*Dataset section:*
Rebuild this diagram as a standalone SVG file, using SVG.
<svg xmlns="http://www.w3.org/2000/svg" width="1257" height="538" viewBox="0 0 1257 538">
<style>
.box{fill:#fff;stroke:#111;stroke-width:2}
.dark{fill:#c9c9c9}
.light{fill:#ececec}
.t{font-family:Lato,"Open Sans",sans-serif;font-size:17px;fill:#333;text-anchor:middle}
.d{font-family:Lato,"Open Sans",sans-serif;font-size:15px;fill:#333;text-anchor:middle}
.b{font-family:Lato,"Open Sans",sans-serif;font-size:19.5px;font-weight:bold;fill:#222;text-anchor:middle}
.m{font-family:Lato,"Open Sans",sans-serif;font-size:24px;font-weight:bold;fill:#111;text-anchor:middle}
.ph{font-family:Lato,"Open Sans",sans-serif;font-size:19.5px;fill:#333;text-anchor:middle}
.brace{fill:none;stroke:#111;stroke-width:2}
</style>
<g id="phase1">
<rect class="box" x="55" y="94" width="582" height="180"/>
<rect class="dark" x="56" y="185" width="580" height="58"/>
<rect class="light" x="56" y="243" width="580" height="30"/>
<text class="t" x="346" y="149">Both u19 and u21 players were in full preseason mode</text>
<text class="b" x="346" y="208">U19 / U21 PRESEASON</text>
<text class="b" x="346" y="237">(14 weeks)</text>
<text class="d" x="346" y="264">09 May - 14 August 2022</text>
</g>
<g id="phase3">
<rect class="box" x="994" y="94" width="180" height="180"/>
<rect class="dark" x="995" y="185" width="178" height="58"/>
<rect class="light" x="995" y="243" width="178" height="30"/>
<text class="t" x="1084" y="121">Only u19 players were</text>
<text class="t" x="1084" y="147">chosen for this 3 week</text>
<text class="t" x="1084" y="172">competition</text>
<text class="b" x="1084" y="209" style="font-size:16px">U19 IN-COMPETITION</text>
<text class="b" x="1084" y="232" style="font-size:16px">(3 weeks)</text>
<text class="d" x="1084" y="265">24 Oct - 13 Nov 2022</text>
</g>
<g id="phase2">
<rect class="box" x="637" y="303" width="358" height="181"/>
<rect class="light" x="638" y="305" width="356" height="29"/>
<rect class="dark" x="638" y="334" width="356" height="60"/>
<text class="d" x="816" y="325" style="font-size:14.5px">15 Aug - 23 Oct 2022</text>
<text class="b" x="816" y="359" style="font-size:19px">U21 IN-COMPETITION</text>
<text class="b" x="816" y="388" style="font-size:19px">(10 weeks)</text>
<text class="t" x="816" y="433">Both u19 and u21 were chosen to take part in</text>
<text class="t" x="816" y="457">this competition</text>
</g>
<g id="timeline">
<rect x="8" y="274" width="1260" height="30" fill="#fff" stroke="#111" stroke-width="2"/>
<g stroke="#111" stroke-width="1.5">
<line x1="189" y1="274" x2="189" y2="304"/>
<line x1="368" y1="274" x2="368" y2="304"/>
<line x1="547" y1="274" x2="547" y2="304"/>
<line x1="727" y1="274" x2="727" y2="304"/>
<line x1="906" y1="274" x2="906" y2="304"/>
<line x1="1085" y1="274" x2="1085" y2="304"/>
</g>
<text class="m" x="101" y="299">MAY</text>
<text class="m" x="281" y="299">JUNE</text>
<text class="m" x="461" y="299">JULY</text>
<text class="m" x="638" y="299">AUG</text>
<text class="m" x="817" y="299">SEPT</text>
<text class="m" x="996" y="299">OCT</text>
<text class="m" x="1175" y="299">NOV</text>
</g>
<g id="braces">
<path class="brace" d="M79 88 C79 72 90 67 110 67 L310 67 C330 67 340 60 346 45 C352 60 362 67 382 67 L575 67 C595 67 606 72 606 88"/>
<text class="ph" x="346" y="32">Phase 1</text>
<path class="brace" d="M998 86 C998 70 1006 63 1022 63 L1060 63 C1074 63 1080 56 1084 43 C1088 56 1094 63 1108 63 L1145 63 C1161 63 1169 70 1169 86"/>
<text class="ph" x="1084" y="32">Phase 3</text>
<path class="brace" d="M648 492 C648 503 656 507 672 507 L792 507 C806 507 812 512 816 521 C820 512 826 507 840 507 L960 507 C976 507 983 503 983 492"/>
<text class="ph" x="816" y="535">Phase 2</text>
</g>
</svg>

*Exercise brief:* Give back the whole listing, word for word.

*Final result:*
Rebuild this diagram as a standalone SVG file, using SVG.
<svg xmlns="http://www.w3.org/2000/svg" width="1257" height="538" viewBox="0 0 1257 538">
<style>
.box{fill:#fff;stroke:#111;stroke-width:2}
.dark{fill:#c9c9c9}
.light{fill:#ececec}
.t{font-family:Lato,"Open Sans",sans-serif;font-size:17px;fill:#333;text-anchor:middle}
.d{font-family:Lato,"Open Sans",sans-serif;font-size:15px;fill:#333;text-anchor:middle}
.b{font-family:Lato,"Open Sans",sans-serif;font-size:19.5px;font-weight:bold;fill:#222;text-anchor:middle}
.m{font-family:Lato,"Open Sans",sans-serif;font-size:24px;font-weight:bold;fill:#111;text-anchor:middle}
.ph{font-family:Lato,"Open Sans",sans-serif;font-size:19.5px;fill:#333;text-anchor:middle}
.brace{fill:none;stroke:#111;stroke-width:2}
</style>
<g id="phase1">
<rect class="box" x="55" y="94" width="582" height="180"/>
<rect class="dark" x="56" y="185" width="580" height="58"/>
<rect class="light" x="56" y="243" width="580" height="30"/>
<text class="t" x="346" y="149">Both u19 and u21 players were in full preseason mode</text>
<text class="b" x="346" y="208">U19 / U21 PRESEASON</text>
<text class="b" x="346" y="237">(14 weeks)</text>
<text class="d" x="346" y="264">09 May - 14 August 2022</text>
</g>
<g id="phase3">
<rect class="box" x="994" y="94" width="180" height="180"/>
<rect class="dark" x="995" y="185" width="178" height="58"/>
<rect class="light" x="995" y="243" width="178" height="30"/>
<text class="t" x="1084" y="121">Only u19 players were</text>
<text class="t" x="1084" y="147">chosen for this 3 week</text>
<text class="t" x="1084" y="172">competition</text>
<text class="b" x="1084" y="209" style="font-size:16px">U19 IN-COMPETITION</text>
<text class="b" x="1084" y="232" style="font-size:16px">(3 weeks)</text>
<text class="d" x="1084" y="265">24 Oct - 13 Nov 2022</text>
</g>
<g id="phase2">
<rect class="box" x="637" y="303" width="358" height="181"/>
<rect class="light" x="638" y="305" width="356" height="29"/>
<rect class="dark" x="638" y="334" width="356" height="60"/>
<text class="d" x="816" y="325" style="font-size:14.5px">15 Aug - 23 Oct 2022</text>
<text class="b" x="816" y="359" style="font-size:19px">U21 IN-COMPETITION</text>
<text class="b" x="816" y="388" style="font-size:19px">(10 weeks)</text>
<text class="t" x="816" y="433">Both u19 and u21 were chosen to take part in</text>
<text class="t" x="816" y="457">this competition</text>
</g>
<g id="timeline">
<rect x="8" y="274" width="1260" height="30" fill="#fff" stroke="#111" stroke-width="2"/>
<g stroke="#111" stroke-width="1.5">
<line x1="189" y1="274" x2="189" y2="304"/>
<line x1="368" y1="274" x2="368" y2="304"/>
<line x1="547" y1="274" x2="547" y2="304"/>
<line x1="727" y1="274" x2="727" y2="304"/>
<line x1="906" y1="274" x2="906" y2="304"/>
<line x1="1085" y1="274" x2="1085" y2="304"/>
</g>
<text class="m" x="101" y="299">MAY</text>
<text class="m" x="281" y="299">JUNE</text>
<text class="m" x="461" y="299">JULY</text>
<text class="m" x="638" y="299">AUG</text>
<text class="m" x="817" y="299">SEPT</text>
<text class="m" x="996" y="299">OCT</text>
<text class="m" x="1175" y="299">NOV</text>
</g>
<g id="braces">
<path class="brace" d="M79 88 C79 72 90 67 110 67 L310 67 C330 67 340 60 346 45 C352 60 362 67 382 67 L575 67 C595 67 606 72 606 88"/>
<text class="ph" x="346" y="32">Phase 1</text>
<path class="brace" d="M998 86 C998 70 1006 63 1022 63 L1060 63 C1074 63 1080 56 1084 43 C1088 56 1094 63 1108 63 L1145 63 C1161 63 1169 70 1169 86"/>
<text class="ph" x="1084" y="32">Phase 3</text>
<path class="brace" d="M648 492 C648 503 656 507 672 507 L792 507 C806 507 812 512 816 521 C820 512 826 507 840 507 L960 507 C976 507 983 503 983 492"/>
<text class="ph" x="816" y="535">Phase 2</text>
</g>
</svg>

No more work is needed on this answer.